Monday 17 March 2008

AN IRAQ INQUIRY IN OUR TIME?

The Prime Minister has accepted that an inquiry into the Iraq War is needed but not yet. This week sees the 5th Anniversary of The Iraq War Part 2, so how long will it be before there is an inquiry?

Gordon Brown argues that whilst British Forces are in Iraq, an inquiry should not be held; our Forces can expect to be kept there for some time yet then.

The worst possible aspect about the War was not the invasion nor the initial military victory or its dubious excuses, but the obvious lack of thought by Bush and Blair about what was to happen next. Mr Blair's former 'Chief of Staff' Jonathon Powell admitted yesterday that the Government had failed to plan properly for the aftermath of the war. What a criminal admission for one at the heart of the British Government to make.

So the mess that Iraq soon descended into and the lives of thousands of Iraqis, British and US soldiers were lost because our political leaders had not thought about the aftermath of a predictable military victory? This is incompetent Government at its worst.

The British Government had our own recent history to draw on in respect of Iraq; the insurrection against British Forces in Iraq in the 1920s and the occupations of Nazi Germany and Indo-China at the end of World War 2. Japanese Forces were employed to keep the peace in Indo-China alongside British Forces and in Germany, the Wehrmacht, Police and civil administration was re-established quickly whilst the 'de-nazification' programme was instituted.

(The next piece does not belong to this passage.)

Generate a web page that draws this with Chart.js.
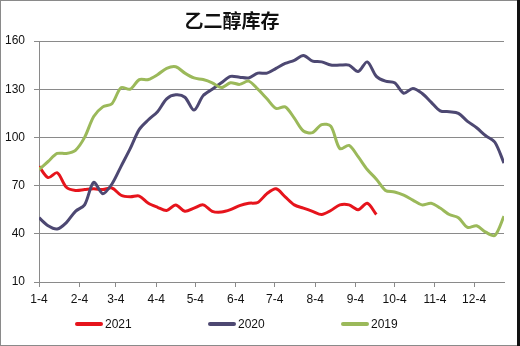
<!DOCTYPE html>
<html>
<head>
<meta charset="utf-8">
<script src="https://cdn.jsdelivr.net/npm/chart.js@4.4.1/dist/chart.umd.min.js"></script>
<style>
    body { margin: 0; background: #fff; }
    canvas { display: block; }
</style>
</head>
<body>
<canvas id="stockChart" width="520" height="346"></canvas>
<script>
const titleText = '乙二醇库存';

// x ticks: day offset from Jan 4, labels as in the picture
const monthDays = [0, 31, 59, 90, 120, 151, 181, 212, 243, 273, 304, 334];
const monthLabels = ['1-4', '2-4', '3-4', '4-4', '5-4', '6-4', '7-4', '8-4', '9-4', '10-4', '11-4', '12-4'];

const yTicks = [10, 40, 70, 100, 130, 160];

const seriesNames = ['2021', '2020', '2019'];
const seriesColors = ['#e6141c', '#4d4872', '#9bb95a'];

// weekly inventory, week 0 = Jan 4
const stock2021 = [82, 75, 78, 69, 67, 67.5, 68, 67.5, 68.5, 64, 63, 63.5, 59, 56.5, 54.5, 58, 54, 56, 58,
    54, 53.5, 55, 57.5, 59, 59.5, 65, 68, 63, 58, 56, 54, 52, 54.5, 58, 58, 55, 59, 52];
const stock2020 = [50, 45, 43, 47, 54, 58, 72, 65, 71, 82, 93, 105, 111, 116, 124, 126.5, 125, 117, 126,
    130, 134, 138, 137.5, 137, 140, 140, 143, 146, 148, 151, 147.5, 147, 145, 145, 145, 141, 147, 138,
    135, 134, 127.5, 130.5, 127.5, 122, 116.5, 116, 115, 110, 106, 101, 97, 84];
const stock2019 = [80, 85, 90, 90, 92, 100, 113, 119, 121, 131, 130, 136, 136, 139, 143, 144, 140, 137, 136,
    134, 131, 134, 133, 135, 130, 124, 118, 119, 112, 104, 103, 108, 107, 93, 95, 88, 80, 74, 67, 66,
    64, 61, 58, 59, 56, 52, 50, 44, 45, 41, 39, 51];

const allSeries = [stock2021, stock2020, stock2019];

function toPoints(values) {
    return values.map((v, i) => ({ x: i * 7, y: v }));
}

const frame = {
    id: 'frame',
    afterDraw(chart) {
        const c = chart.ctx;
        c.save();
        // outer border
        c.strokeStyle = '#8a8a8a';
        c.lineWidth = 1;
        c.strokeRect(0.5, 0.5, chart.width - 1, chart.height - 1);
        c.fillStyle = '#111';
        c.fillRect(chart.width - 3, 0, 3, chart.height);

        // title
        c.fillStyle = '#111';
        c.font = 'bold 19px "Noto Sans CJK SC"';
        c.textAlign = 'center';
        c.textBaseline = 'middle';
        c.fillText(titleText, 232, 21);

        // legend
        c.font = '12px "Liberation Sans"';
        c.textAlign = 'left';
        chart.data.datasets.forEach((ds, i) => {
            const x = 76 + i * 133;
            const y = 324;
            c.strokeStyle = ds.borderColor;
            c.lineWidth = 4;
            c.lineCap = 'round';
            c.beginPath();
            c.moveTo(x + 1, y);
            c.lineTo(x + 25, y);
            c.stroke();
            c.fillStyle = '#111';
            c.fillText(ds.label, x + 29, y + 1);
        });
        c.restore();
    }
};

new Chart(document.getElementById('stockChart'), {
    type: 'line',
    data: {
        datasets: allSeries.map((values, i) => ({
            label: seriesNames[i],
            data: toPoints(values),
            borderColor: seriesColors[i],
            backgroundColor: seriesColors[i],
            borderWidth: 3,
            pointRadius: 0,
            tension: 0.3,
            order: 3 - i,
        })),
    },
    options: {
        responsive: false,
        animation: false,
        layout: {
            padding: { top: 41, left: 0, right: 16, bottom: 36 },
        },
        plugins: {
            legend: { display: false },
            title: { display: false },
            tooltip: { enabled: false },
        },
        scales: {
            x: {
                type: 'linear',
                min: 0,
                max: 357,
                afterBuildTicks: (scale) => {
                    scale.ticks = monthDays.map(v => ({ value: v }));
                },
                afterFit: (scale) => {
                    scale.height = 28;
                },
                ticks: {
                    autoSkip: false,
                    maxRotation: 0,
                    padding: 5,
                    color: '#111',
                    font: { family: 'Liberation Sans', size: 12 },
                    callback: (value, index) => monthLabels[index],
                },
                grid: {
                    drawOnChartArea: false,
                    drawTicks: true,
                    tickLength: 5,
                    color: '#8a8a8a',
                },
                border: { display: true, color: '#8a8a8a' },
            },
            y: {
                min: 10,
                max: 160,
                afterBuildTicks: (scale) => {
                    scale.ticks = yTicks.map(v => ({ value: v }));
                },
                afterFit: (scale) => {
                    scale.width = 39;
                },
                ticks: {
                    padding: 9,
                    color: '#111',
                    font: { family: 'Liberation Sans', size: 12 },
                },
                grid: {
                    color: '#8a8a8a',
                    drawTicks: true,
                    tickLength: 5,
                },
                border: { display: true, color: '#8a8a8a' },
            },
        },
    },
    plugins: [frame],
});
</script>
</body>
</html>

The disintegration of the Iraqi Army and the removal of the Baath Party (the civil authority) in 2003 created an immediate vacuum. The simple answer, successfully employed in the past, should have been to restore as much of the previous military and civil structure immediately and get the Iraqi Army back in uniform and as many Baath Party officials back at their posts as possible. The 'political re-education' process could have then followed.

Failure in Iraq, after a successful initial military campaign, can be placed at the door of our own Government and the Bush Administration. 5 years of bloodshed and misery endured by the Iraq people was unnecessry and avoidable.

That is why Brown does not want an inquiry.

What do you think?

2 comments:

Michael Child said...

We have a way with our leaders in Thanet that appears to extend back in time, I noticed from our recent bronze age find, that having honoured one leader with a large burial mound when a better one died we promptly dug up the previous one and buried the other one instead. I do hope they take some note of this at both a national and local level. I voted for what appeared to be a sane and moderate government whose leader took his country to war, having told lies which I believed, it is very annoying indeed.

Nemesis said...

Michael

Have you googled "Red Mercury Thor Chemicals" ?

Then maybe The United Nations Minnesota Protocol and question how Tony Blair could give terms of reference to the Dr Kelly inquiry ?

Then maybe local questions about warehousing facilities and tank engines allegedly supplied to the Iran/Iraq war export end user certed as generator spares ???